Durante estos días, he leído tantas opiniones, críticas y juicios variadillos en contra de los marchistas blancos, los mismos que inventaron algo llamado “la familia natural”, que admito fui un optimista y creí que nadie marcharía por un lema tan cúbico como: “A mis hijos los educo yo”. Pero sí hubo gente que marchó, hubo gente que vistió de blanco para exigir a otra gente que rompa su naturaleza y adopte “la normalidad”, como si se tratara de un switch. Cerré los ojos, suspiré y por un momento imaginé un mundo mejor: no eran seres humanos, eran mimos, pero unos que hacían mucho ruido y cargaban cartulinas pintadas con sharpie, y el color de los pequeños pero numerosos odios (el blanco también puede ser asqueroso). Y yo creí que ya habíamos aprendido algo. Voy a morder un taco aquí, hacer una pausa y diré lo que más me molesta de todo esto: me sorprende que me sorprenda.

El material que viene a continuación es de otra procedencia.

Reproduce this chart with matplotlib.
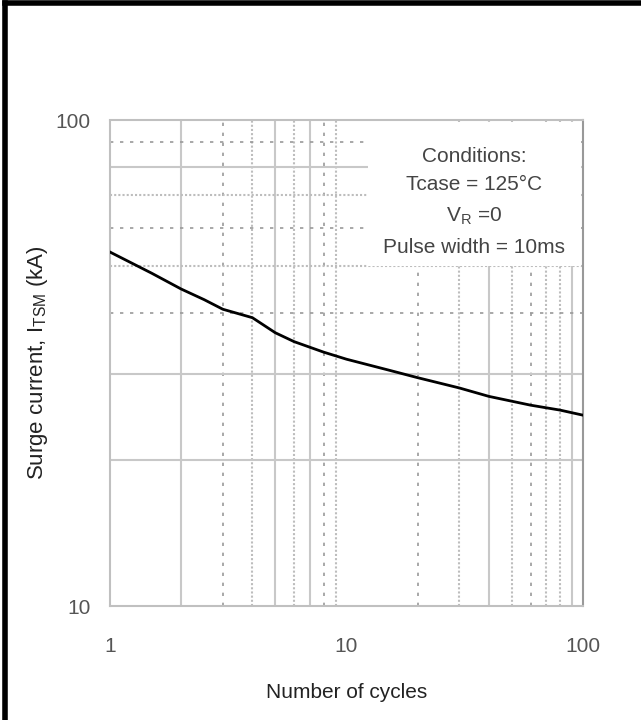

Esta pequeña separación es una demostración de cuánto nos falta por luchar para que en México exista la equidad y dejemos de fregarnos los unos a los otros. Sí, podemos quejarnos, podemos razonar, podemos escribir cuánto nos hacen daño, pero sobre todo, también debemos educarlos y de preferencia, bueno, con paciencia y amor, cual si educáramos a los hijos, a pesar de que no son nuestros y evitar los golpes duros porque los martillos sólo romperán sus cabezas duras y quién sabe, a lo mejor aun así también se levantan, y siguen escupiendo veneno.

Ese puñado de marchistas blancos, los que se animaron a mostrar la cara, son la gente ciega, la gente ignorante, la que nunca ha tomado un libro en su vida si no es para morir en vez de entender lo ajeno y caminar los pasos de otro cuerpo; es la gente que nunca ha entendido que la piedad viene en distintos colores y sabores; la gente que nunca ha sido compasiva sin recibir nada a cambio y espera que sus jefes, rostros ocultos y en la seguridad de sus casas, algún día los mire y decida tirarles un pan, una limosna, pero tampoco hacen mucho, porque con un hierro caliente marcaron en sus nalgas lo que es la justicia y la marca duele cada vez que intentan hacer algo sincero, algo honesto; la gente que aún cree que el cielo está reservada para la hipocresía destilada y distribuye los favores como una moneda de cambio para protegerse de un Satanás imaginario, y no sólo eso, sino adueñarse de un mundo que creen está destinado para ellos, un lugar temporal el cual pueden arruinar con sus escupitajos bajo la promesa del cielo.

Me sorprende, no debería, pero me sorprende. También soy feliz. A pesar del odio disfrazado de blanco, de tolerancia y de naturaleza, también había gente en las aceras que bailaba y se besaba, gente de todos los sexos y vestidos de colores. Tan sólo hace unos días, sentado en una banca, escuché a dos muchachos besarse y luego hablar de las novias que tuvieron, y de por qué las tuvieron. Eran críticos consigo mismos, eran duros, pero aprendían a perdonarse. Es lo que falta del otro lado: el perdón, aprender el perdón, aprender el perdón a sí mismo. Paciencia, tenacidad y amor. Aquella gente, durante siglos, tienen ya programado el odio a lo diferente, a lo ajeno, un odio bien incrustado desde su memoria genética. La única manera es desenredar los hilos y no rendirse. Soy un optimista que viste de negro: creo que eso ayudaría, algún día, a cambiar las riendas de este país en ruinas.